Employees and even co-workers are no longer afraid to talk about poor behavior that has affected them personally and professionally. Stories of bullying and discrimination seem to surprise those who are accused of it, which shows how oblivious some people are to their damaging "get ahead" tactics.
Could you be one of them? Could you be someone who is treating people badly and not even know it? Before you end up losing your career over your behavior, it's time to take a hard look at whether you're a toxic person. Some signs:
1. You blame other people. Whether it's a typo in a report, missing a deadline, not being prepared for a meeting, not sealing a deal -- you blame other people. From the minor to the major, you cannot ever take responsibility that you're an adult and are responsible for your own actions and decisions.
2. You have no loyalty. It doesn't matter if you've worked with someone for three days or 30 years, you are willing to throw anyone under the bus for any reason. It can range from snarky comments to others about mundane matters ("Did you see what Jane was wearing? Did she get dressed in the dark this morning?") to more targeted gossip meant to derail someone's career ("I think Brad's age is catching up with him. I mean, this is the third time this week I've had to remind him about that deadline. Poor guy.")
3. You believe it's better to take than to give. Maybe you put on a good front during the latest crisis situations in this country and posted really meaningful tweets about "We're all in this together" and photos of "Love one Another" cupcakes on Instagram, but that's just on the surface. You don't inconvenience yourself for anyone else or always have an excuse of why you can't help in some way: "This is just such a bad time for me! You know I'd love to help, but...."
4. You never apologize. You've always got a million excuses, but never one "I'm sorry....that was my fault." If you do apologize, it's only when you realize you're on Good Morning America and the entire nation has dubbed you to be the latest Karen.
5. You hold a grudge.
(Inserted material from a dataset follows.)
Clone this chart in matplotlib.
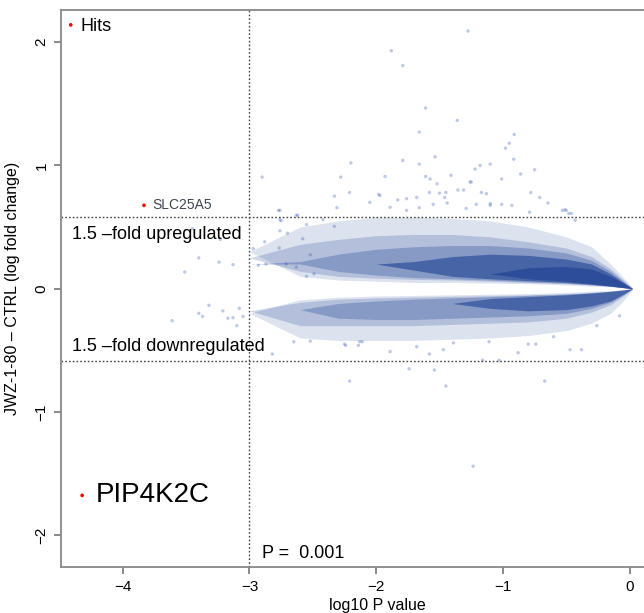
import numpy as np
import matplotlib
matplotlib.use('Agg')
import matplotlib.pyplot as plt

plt.rcParams['font.family'] = ['Liberation Sans', 'DejaVu Sans']

# x positions (log10 P) where the shape of the main point cloud was read
band_x = [-3.0, -2.6, -2.3, -2.0, -1.7, -1.4, -1.1, -0.8, -0.5, -0.3, -0.15, -0.05, 0.02]

# upregulated half of the cloud (log fold change), from sparse edge to dense core
up1_top = [0.30, 0.50, 0.55, 0.58, 0.58, 0.57, 0.55, 0.50, 0.42, 0.34, 0.20, 0.09, 0.01]
up1_bot = [0.30, 0.10, 0.07, 0.06, 0.05, 0.05, 0.045, 0.04, 0.03, 0.02, 0.015, 0.01, 0.0]
up2_top = [0.25, 0.36, 0.40, 0.43, 0.44, 0.44, 0.42, 0.38, 0.33, 0.26, 0.16, 0.07, 0.005]
up2_bot = [0.25, 0.14, 0.10, 0.085, 0.075, 0.07, 0.06, 0.05, 0.04, 0.03, 0.02, 0.01, 0.0]
up3_top = [0.20, 0.22, 0.28, 0.32, 0.34, 0.35, 0.35, 0.33, 0.29, 0.23, 0.14, 0.06, 0.004]
up3_bot = [0.20, 0.20, 0.14, 0.11, 0.09, 0.08, 0.07, 0.055, 0.045, 0.03, 0.02, 0.008, 0.0]
up4_top = [0.20, 0.20, 0.20, 0.20, 0.22, 0.26, 0.28, 0.27, 0.24, 0.20, 0.12, 0.05, 0.003]
up4_bot = [0.20, 0.20, 0.20, 0.20, 0.15, 0.10, 0.08, 0.065, 0.05, 0.035, 0.02, 0.008, 0.0]
up5_top = [0.12, 0.12, 0.12, 0.12, 0.12, 0.12, 0.12, 0.17, 0.18, 0.16, 0.10, 0.045, 0.002]
up5_bot = [0.12, 0.12, 0.12, 0.12, 0.12, 0.12, 0.12, 0.08, 0.06, 0.04, 0.022, 0.008, 0.0]

# downregulated half of the cloud
lo1_top = [-0.20, -0.09, -0.07, -0.06, -0.055, -0.05, -0.045, -0.04, -0.03, -0.02, -0.015, -0.01, 0.0]
lo1_bot = [-0.20, -0.40, -0.42, -0.42, -0.42, -0.41, -0.40, -0.38, -0.34, -0.28, -0.20, -0.10, -0.01]
lo2_top = [-0.18, -0.11, -0.085, -0.075, -0.068, -0.062, -0.056, -0.05, -0.04, -0.03, -0.02, -0.012, 0.0]
lo2_bot = [-0.18, -0.30, -0.30, -0.30, -0.30, -0.29, -0.28, -0.27, -0.24, -0.19, -0.13, -0.06, -0.005]
lo3_top = [-0.17, -0.17, -0.12, -0.10, -0.085, -0.075, -0.065, -0.055, -0.045, -0.035, -0.022, -0.012, 0.0]
lo3_bot = [-0.17, -0.17, -0.24, -0.25, -0.25, -0.24, -0.23, -0.22, -0.20, -0.16, -0.11, -0.05, -0.004]
lo4_top = [-0.12, -0.12, -0.12, -0.12, -0.12, -0.12, -0.08, -0.065, -0.05, -0.035, -0.022, -0.01, 0.0]
lo4_bot = [-0.12, -0.12, -0.12, -0.12, -0.12, -0.12, -0.16, -0.18, -0.17, -0.14, -0.10, -0.045, -0.003]

# isolated genes outside the dense cloud
out_x = [-1.275, -1.88, -1.79, -1.61, -1.36, -1.66, -0.91, -0.95, -0.98, -1.535,
         -2.20, -1.79, -1.66, -0.915, -1.18, -1.10, -1.22, -0.75, -0.86, -2.28,
         -1.93, -1.61, -1.575, -1.41, -1.25, -1.01, -1.52, -2.21, -1.98, -2.05,
         -2.33, -1.83, -1.68, -1.58, -1.45, -1.31, -1.17, -0.78, -0.71, -0.645,
         -1.89, -1.76, -1.66, -1.55, -1.29, -1.21, -1.10, -1.01, -0.93, -0.51,
         -0.48, -2.90, -2.31, -2.76, -2.62, -2.76, -2.55, -2.42, -2.76, -2.70,
         -2.33, -3.40, -3.24, -3.13, -3.51, -3.45, -3.23, -2.97, -2.93, -2.87,
         -2.88, -2.765, -2.77, -2.75, -2.63, -2.58, -2.52, -2.71, -2.63, -2.55,
         -2.49, -3.40, -3.37, -3.32, -3.21, -3.17, -3.13, -3.08, -3.05, -3.10,
         -3.61, -2.82, -2.65, -2.52, -2.21, -1.89, -2.24, -2.14, -2.11, -1.74,
         -1.54, -1.45, -0.67, -1.235, -1.58, -1.16, -1.03, -0.88, -0.74, -0.47,
         -0.38, -2.25, -2.13, -1.68, -1.47, -1.39, -1.11, -0.80, -0.60, -0.26,
         -0.08, -1.26, -1.355, -1.97, -1.76, -1.50, -1.46, -1.44, -1.13, -1.10,
         -0.53, -0.50, -0.46, -0.43, -0.79]
out_y = [2.09, 1.93, 1.81, 1.465, 1.365, 1.27, 1.25, 1.18, 1.14, 1.07,
         1.02, 1.04, 1.01, 1.05, 1.00, 1.01, 0.97, 0.965, 0.93, 0.905,
         0.91, 0.91, 0.89, 0.92, 0.865, 0.89, 0.85, 0.78, 0.765, 0.70,
         0.75, 0.72, 0.74, 0.78, 0.78, 0.80, 0.78, 0.78, 0.74, 0.695,
         0.66, 0.635, 0.657, 0.684, 0.65, 0.684, 0.676, 0.684, 0.676, 0.64,
         0.61, 0.905, 0.657, 0.635, 0.595, 0.56, 0.52, 0.56, 0.47, 0.45,
         0.505, 0.25, 0.215, 0.195, 0.135, 0.487, 0.40, 0.325, 0.19, 0.20,
         0.38, 0.33, 0.635, 0.55, 0.595, 0.405, 0.275, 0.20, 0.175, 0.10,
         0.12, -0.20, -0.225, -0.135, -0.18, -0.24, -0.235, -0.16, -0.225, -0.30,
         -0.26, -0.53, -0.43, -0.425, -0.75, -0.51, -0.46, -0.46, -0.43, -0.65,
         -0.66, -0.79, -0.75, -1.44, -0.53, -0.58, -0.58, -0.52, -0.45, -0.495,
         -0.495, -0.45, -0.43, -0.47, -0.495, -0.44, -0.43, -0.45, -0.39, -0.30,
         -0.22, 0.865, 0.80, 0.755, 0.73, 0.775, 0.74, 0.695, 0.77, 0.69,
         0.635, 0.635, 0.61, 0.555, 0.62]

# hits
hit_x = [-4.32, -3.832]
hit_y = [-1.677, 0.676]

fold_line = np.log2(1.5)
p_line = -3

cloud = '#14388f'

fig = plt.figure(figsize=(6.44, 6.13), dpi=100)
ax = fig.add_axes([0.0947, 0.075, 0.9814, 0.9086])

layers = [(up1_bot, up1_top, 0.14), (up2_bot, up2_top, 0.2),
          (up3_bot, up3_top, 0.28), (up4_bot, up4_top, 0.55),
          (up5_bot, up5_top, 0.5),
          (lo1_bot, lo1_top, 0.14), (lo2_bot, lo2_top, 0.2),
          (lo3_bot, lo3_top, 0.28), (lo4_bot, lo4_top, 0.55)]
for lo, hi, a in layers:
    ax.fill_between(band_x, lo, hi, color=cloud, alpha=a, lw=0)

ax.scatter(out_x, out_y, s=6, color='#2a4fb0', alpha=0.3, edgecolors='none')

ax.scatter(hit_x, hit_y, s=7, color='red', edgecolors='none', zorder=5)
ax.scatter([-4.41], [2.14], s=7, color='red', edgecolors='none', zorder=5)
ax.text(-4.33, 2.13, 'Hits', fontsize=13, va='center', ha='left')
ax.text(-3.77, 0.676, 'SLC25A5', fontsize=10, va='center', ha='left', color='#3e4650')
ax.text(-4.21, -1.677, 'PIP4K2C', fontsize=20, va='center', ha='left')

ax.axhline(fold_line, color='#444444', ls=(0, (1.2, 1.5)), lw=1)
ax.axhline(-fold_line, color='#444444', ls=(0, (1.2, 1.5)), lw=1)
ax.axvline(p_line, color='#444444', ls=(0, (1.2, 1.5)), lw=1)

ax.text(-4.40, 0.44, '1.5 \u2013fold upregulated', fontsize=13, va='center', ha='left')
ax.text(-4.40, -0.47, '1.5 \u2013fold downregulated', fontsize=13, va='center', ha='left')
ax.text(-2.9, -2.15, 'P =  0.001', fontsize=13, va='center', ha='left')

ax.set_xlim(-4.487, 0.5)
ax.set_ylim(-2.258, 2.26)
ax.set_xticks([-4, -3, -2, -1, 0])
ax.set_xticklabels(['\u22124', '\u22123', '\u22122', '\u22121', '0'])
ax.set_yticks([-2, -1, 0, 1, 2])
ax.set_yticklabels(['\u22122', '\u22121', '0', '1', '2'], rotation=90, va='center')
ax.tick_params(labelsize=11, length=5, color='#777777', width=1.2, pad=4)
for s in ['left', 'bottom', 'top']:
    ax.spines[s].set_color('#888888')
    ax.spines[s].set_linewidth(1.3)
ax.spines['right'].set_visible(False)

ax.set_xlabel('log10 P value', fontsize=11.5, labelpad=3)
ax.xaxis.set_label_coords((377 - 61) / (693 - 61), -0.055)
ax.set_ylabel('JWZ-1-80 \u2013 CTRL (log fold change)', fontsize=11.5)
ax.yaxis.set_label_coords(-0.065, 0.5)

fig.savefig('out.png', dpi=100)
At night, you lay awake figuring out how to get back at Gary for not holding a seat for you in the meeting or Kelly for not gushing about your latest idea. You don't know if anything was done on purpose to slight you, of course, but that doesn't really matter. Plotting against others and thinking of really cutting remarks or actions against that person are more important than moving on and learning to forgive others.
Do any of these behaviors sound familiar? Are you brave enough to ask others if they see these behaviors in you? If this has become the way you live your life, then you need to make some serious changes. The workplace is different now, just like the rest of the world. No matter how important you may consider yourself, or how "vital" you may be to your company, you can no longer expect others to put up with your toxicity.